The analysis said: "Addressing Russian worries, NATO has informed Moscow that it has no current plans permanently to station substantial numbers of foreign forces on the territory of new members." Gordon wrote: "Another indication of Russian interest in an accord was apparent Thursday when Yeltsin telephoned Albright and Primakov and urged them to redouble their effort to reach agreement."

PHILADELPHIA INQUIRER: Critics anticipate great costs

Peter Slevin recently analyzed some of the expansion questions. Western critics of the plan anticipate costs of billions of dollars, he said, and supporters contend that the contribution to stability in Europe will be worth it.

Slevin wrote: "Secretary of State Madeleine Albright spent 23 hours last week on an airplane, flying 9,000 miles, for a few hours of pointed talks about NATO with Russia's foreign minister. Albright said she traveled halfway around the world to make sure NATO's planned expansion toward Russia was done right. But there may be no right answer to a project as complex as the redesign of Europe's 49-year-old security architecture."

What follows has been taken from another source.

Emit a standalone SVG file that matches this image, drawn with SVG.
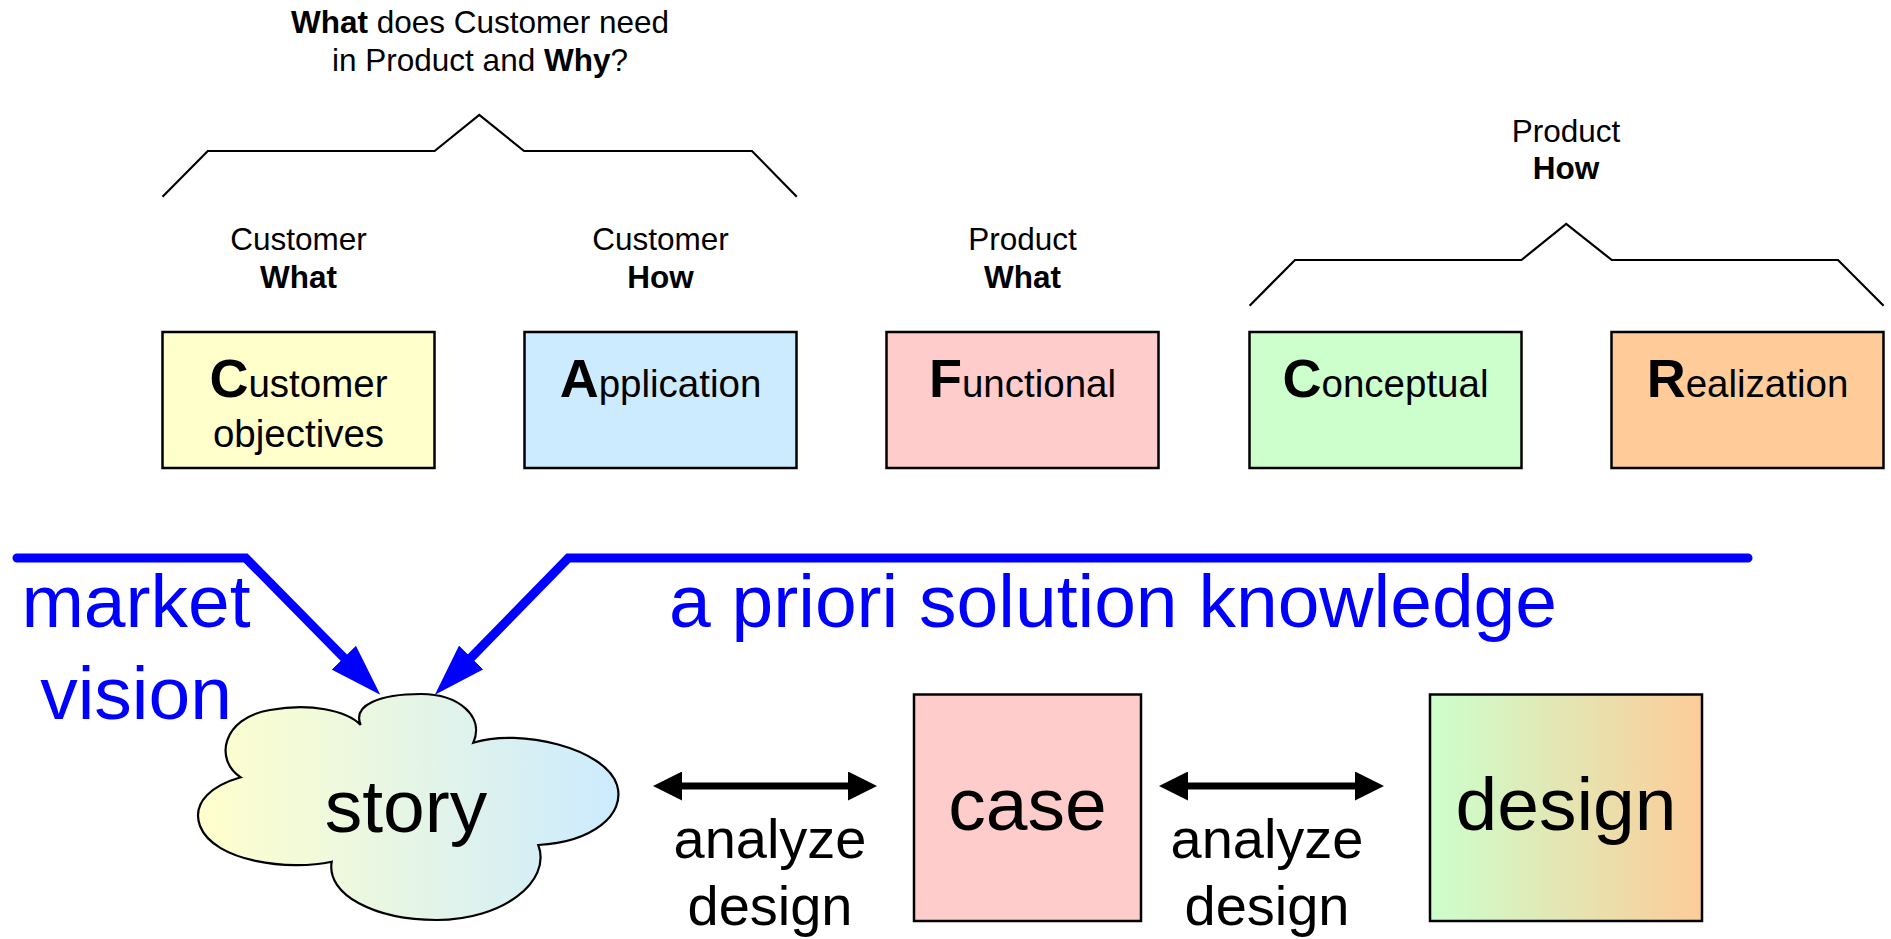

He said: "Doubters question the billions in costs and ask who will pay. Other skeptics predict that NATO will lose its cohesion. Still others charge that the western alliance, created in 1949 to deter Soviet aggression, is drawing a perilous new dividing line in Europe."

Slevin said: "Albright, well aware of the nay saying, is working to build support in Congress and Russia alike. She wants to convince the Americans that NATO's plan makes good sense while reassuring the Russians that the alliance's tanks and planes pose no threat. The payoff, in the administration's view, will be a more stable Central Europe where new democracies face west and the United States continues to play a leading role."